Don't forget that a microkernel introduces communication overhead and
usually some extra scheduling overhead which in turn eats into performance.
I seem to remember there was a big squabble over who had the fastest
webserver until Linux introduced a kernel level http accelerator which
blew everyone else out of the water so badly that they first tried accusing
the kernel developers of cheating and when that didn't work they just
stopped playing that game, took the ball and went home.

That's because it's a stupid idea. Really, it is. We can put all the code of the entire system into one process and run it in ring-0 and we'll have the fastest system in the world! Until it crashes. Which is what the argument really boils down to. When something which is part of the "kernel" crashes, do you want it to take down the whole machine or do you want it to be contained and replacable?
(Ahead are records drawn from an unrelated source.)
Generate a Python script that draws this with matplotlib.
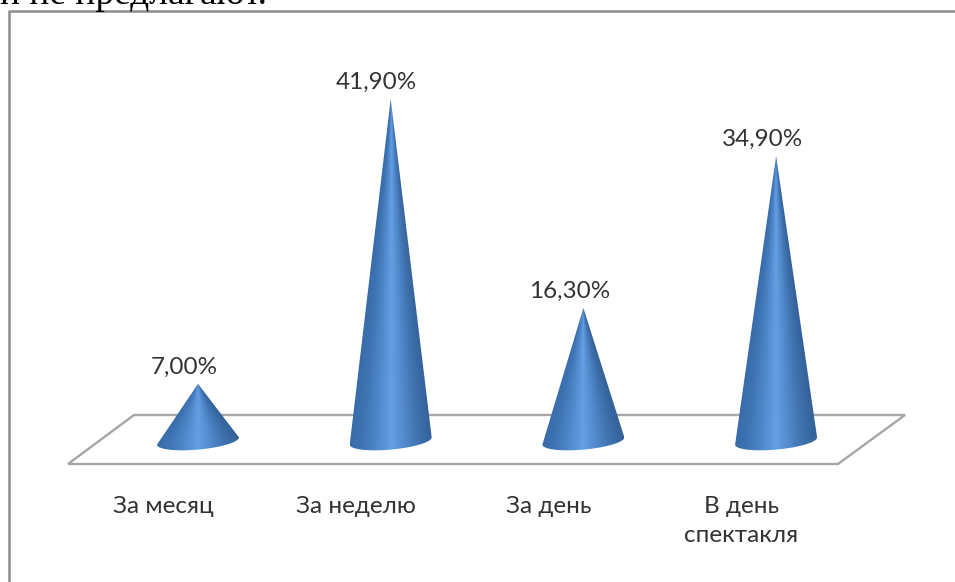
import numpy as np
import matplotlib
matplotlib.use('Agg')
import matplotlib.pyplot as plt
from matplotlib.patches import Polygon
from matplotlib.colors import LinearSegmentedColormap

categories = ['За месяц', 'За неделю', 'За день', 'В день\nспектакля']
values = [7.0, 41.9, 16.3, 34.9]
value_labels = ['7,00%', '41,90%', '16,30%', '34,90%']
caption = 'и не предлагают.'

WIDTH, HEIGHT = 955, 582
plt.rcParams['font.family'] = ['Lato', 'Open Sans', 'DejaVu Sans']

# pixels per category step and per percent on the chart's axes
STEP_PX = 192.7
UNIT_PX = 8.16
ZERO_X_PX = 198
ZERO_Y_PX = 441

fig = plt.figure(figsize=(WIDTH / 100, HEIGHT / 100), dpi=100)
ax = fig.add_axes([0, 0, 1, 1])
ax.set_xlim(-ZERO_X_PX / STEP_PX, (WIDTH - ZERO_X_PX) / STEP_PX)
ax.set_ylim((ZERO_Y_PX - HEIGHT) / UNIT_PX, ZERO_Y_PX / UNIT_PX)
ax.axis('off')

cone_cmap = LinearSegmentedColormap.from_list(
    'cone', ['#386ba8', '#3f76b6', '#5089cc', '#659fe4', '#5189cb', '#3f71ad', '#34629a'])

half_w = 41 / STEP_PX
floor_h = 8.6 / UNIT_PX
tilt = 3.6 / UNIT_PX


def draw_cone(x0, value):
    # outline: apex down the left side, round the tilted base, back up the right side
    t = np.linspace(np.pi, 0, 60)
    base_x = x0 + half_w * np.cos(t)
    base_y = -floor_h * np.sin(t) + tilt * np.cos(t)
    outline = np.column_stack([np.r_[x0, base_x], np.r_[value, base_y]])

    xs = np.linspace(x0 - half_w, x0 + half_w, 200)
    ys = np.linspace(-floor_h - tilt, value, 500)
    gx, gy = np.meshgrid(xs, ys)
    # shading runs along the surface towards the apex
    local_w = half_w * np.clip((value - gy) / value, 0.002, 1)
    u = np.clip((gx - x0) / local_w, -1, 1)
    shade = (u + 1) / 2
    im = ax.imshow(shade, extent=(xs[0], xs[-1], ys[0], ys[-1]), origin='lower',
                   cmap=cone_cmap, vmin=0, vmax=1, aspect='auto', zorder=3,
                   interpolation='bilinear')
    clip = Polygon(outline, closed=True, transform=ax.transData, fc='none', ec='none')
    ax.add_patch(clip)
    im.set_clip_path(clip)


# floor of the chart, a parallelogram behind the cones
floor_x = np.array([68, 838, 905, 134])
floor_y = np.array([464, 464, 415, 415])
ax.add_patch(Polygon(np.column_stack([(floor_x - ZERO_X_PX) / STEP_PX,
                                      (ZERO_Y_PX - floor_y) / UNIT_PX]),
                     closed=True, fc='white', ec='#a6a6a6', lw=1.7, zorder=2,
                     joinstyle='miter'))

for i, (v, lab, cat) in enumerate(zip(values, value_labels, categories)):
    draw_cone(i, v)
    ax.annotate(lab, (i, v), xytext=(-14, 6), textcoords='offset pixels',
                ha='center', va='bottom', fontsize=17.5, color='#333333', zorder=4)
    ax.annotate(cat, (i, 0), xytext=(-35, -55), textcoords='offset pixels',
                ha='center', va='top', fontsize=17.5, color='#333333',
                linespacing=1.45, zorder=4)

# chart frame, open to the right and below, and the line of page text above it
fig.add_artist(plt.Line2D([9 / WIDTH, 9 / WIDTH, 1], [0, 1 - 10.5 / HEIGHT, 1 - 10.5 / HEIGHT],
                          color='#8c8c8c', lw=1.8))
fig.text(0 / WIDTH, 1 - 4 / HEIGHT, caption, family=['Liberation Serif'], fontsize=27,
         color='black', ha='left', va='baseline')

fig.savefig('out.png', dpi=100, facecolor='white')
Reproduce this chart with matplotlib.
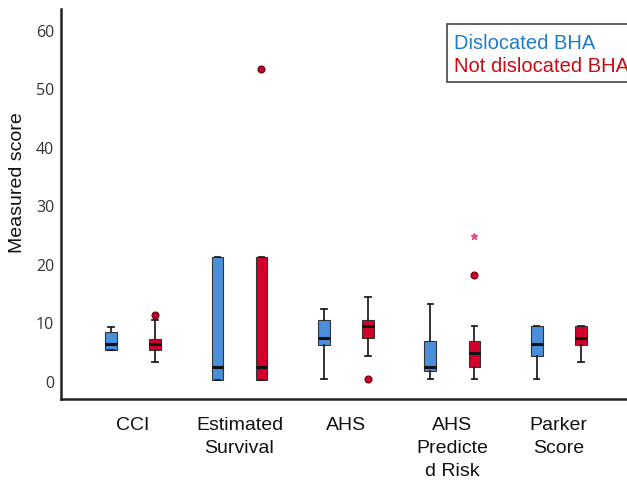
import matplotlib.pyplot as plt
from matplotlib.patches import Rectangle
import numpy as np

# categories and groups
categories = ["CCI", "Estimated\nSurvival", "AHS", "AHS\nPredicte\nd Risk", "Parker\nScore"]
groups = ["Dislocated BHA", "Not dislocated BHA"]

# box statistics (q1, median, q3, lower whisker, upper whisker)
disl_q1 = [5.2, 0.2, 6.2, 1.7, 4.3]
disl_med = [6.3, 2.3, 7.3, 2.4, 6.3]
disl_q3 = [8.3, 21.2, 10.4, 6.8, 9.3]
disl_lo = [5.2, 0.2, 0.3, 0.3, 0.3]
disl_hi = [9.2, 21.2, 12.3, 13.2, 9.3]
disl_out = [[], [], [], [], []]

nd_q1 = [5.2, 0.2, 7.3, 2.4, 6.2]
nd_med = [6.3, 2.3, 9.3, 4.8, 7.3]
nd_q3 = [7.2, 21.2, 10.4, 6.8, 9.3]
nd_lo = [3.2, 0.2, 4.3, 0.3, 3.2]
nd_hi = [10.4, 21.2, 14.3, 9.4, 9.3]
nd_out = [[11.2], [53.3], [0.3], [18.1], []]
nd_extreme = [[], [], [], [24.8], []]

blue = "#4a8fdb"
red = "#d4002b"

fig = plt.figure(figsize=(6.27, 4.81), dpi=100)
ax = fig.add_axes([0.0973, 0.1684, 0.9027, 0.8106])

x = np.arange(len(categories))
off = 0.207
w = 0.11


def stats(q1, med, q3, lo, hi, out):
    return [dict(q1=a, med=b, q3=c, whislo=d, whishi=e, fliers=f)
            for a, b, c, d, e, f in zip(q1, med, q3, lo, hi, out)]


for st, pos, col in [
    (stats(disl_q1, disl_med, disl_q3, disl_lo, disl_hi, disl_out), x - off, blue),
    (stats(nd_q1, nd_med, nd_q3, nd_lo, nd_hi, nd_out), x + off, red),
]:
    ax.bxp(st, positions=pos, widths=w, patch_artist=True, manage_ticks=False,
           boxprops=dict(facecolor=col, edgecolor="#333333", linewidth=0.8),
           medianprops=dict(color="#111111", linewidth=2.2),
           whiskerprops=dict(color="#222222", linewidth=1.3),
           capprops=dict(color="#222222", linewidth=1.3),
           capwidths=w * 0.45,
           flierprops=dict(marker="o", markerfacecolor="#c8002a", markeredgecolor="#6a0015",
                           markersize=5, markeredgewidth=0.8))

for i, vals in enumerate(nd_extreme):
    for v in vals:
        ax.plot(x[i] + off, v, marker="*", color="#e0507a", markersize=5, linestyle="none")

ax.set_xlim(-0.676, 4.64)
ax.set_ylim(-3.1, 63.5)
ax.set_yticks([0, 10, 20, 30, 40, 50, 60])
ax.set_xticks(x)
ax.set_xticklabels(categories, fontsize=14, family="Liberation Sans", linespacing=1.45,
                   color="#111111", va="top")
ax.tick_params(axis="x", length=0, pad=12.5)
ax.tick_params(axis="y", length=0, pad=5, labelsize=11.5, labelcolor="#333333")
for lab in ax.get_yticklabels():
    lab.set_family("Open Sans")

fig.text(18 / 627, 1 - 183 / 481, "Measured score", rotation=90, ha="center", va="center",
         fontsize=14, family="Liberation Sans", color="#111111")

for s in ["top", "right"]:
    ax.spines[s].set_visible(False)
for s in ["left", "bottom"]:
    ax.spines[s].set_linewidth(1.8)
    ax.spines[s].set_color("#222222")

# legend: framed box running off the right edge, with coloured text lines
ax.add_patch(Rectangle((0.682, 0.813), 0.4, 0.1485, transform=ax.transAxes, clip_on=False,
                       facecolor="white", edgecolor="#444444", linewidth=1.2, zorder=5))
ax.text(0.694, 0.915, groups[0], transform=ax.transAxes, fontsize=14.5,
        family="Liberation Sans", color="#1f7ccc", va="center", ha="left", zorder=6)
ax.text(0.694, 0.856, groups[1], transform=ax.transAxes, fontsize=14.5,
        family="Liberation Sans", color="#cc0a14", va="center", ha="left", zorder=6,
        clip_on=False)

fig.savefig("out.png", dpi=100)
A web server should run in user space. End of story. Debatably a file system and a network stack should run in user space.. if you can get sufficient performance. For a desktop operating system (which, remember, is what we were talking about) today's hardware is so much overkill that you could run different parts of the kernel on different parts of a local network and still get adequate performance. So why are we still running it in ring-0? Because that's the system we have today and it doesn't make sense to reinvent the wheel if it is working. But it does make sense to keep working on it and slowly migrate things out of ring-0 and into their own process space so we can get rock solid stability and the flexibility needed to implement and debug new things more safely.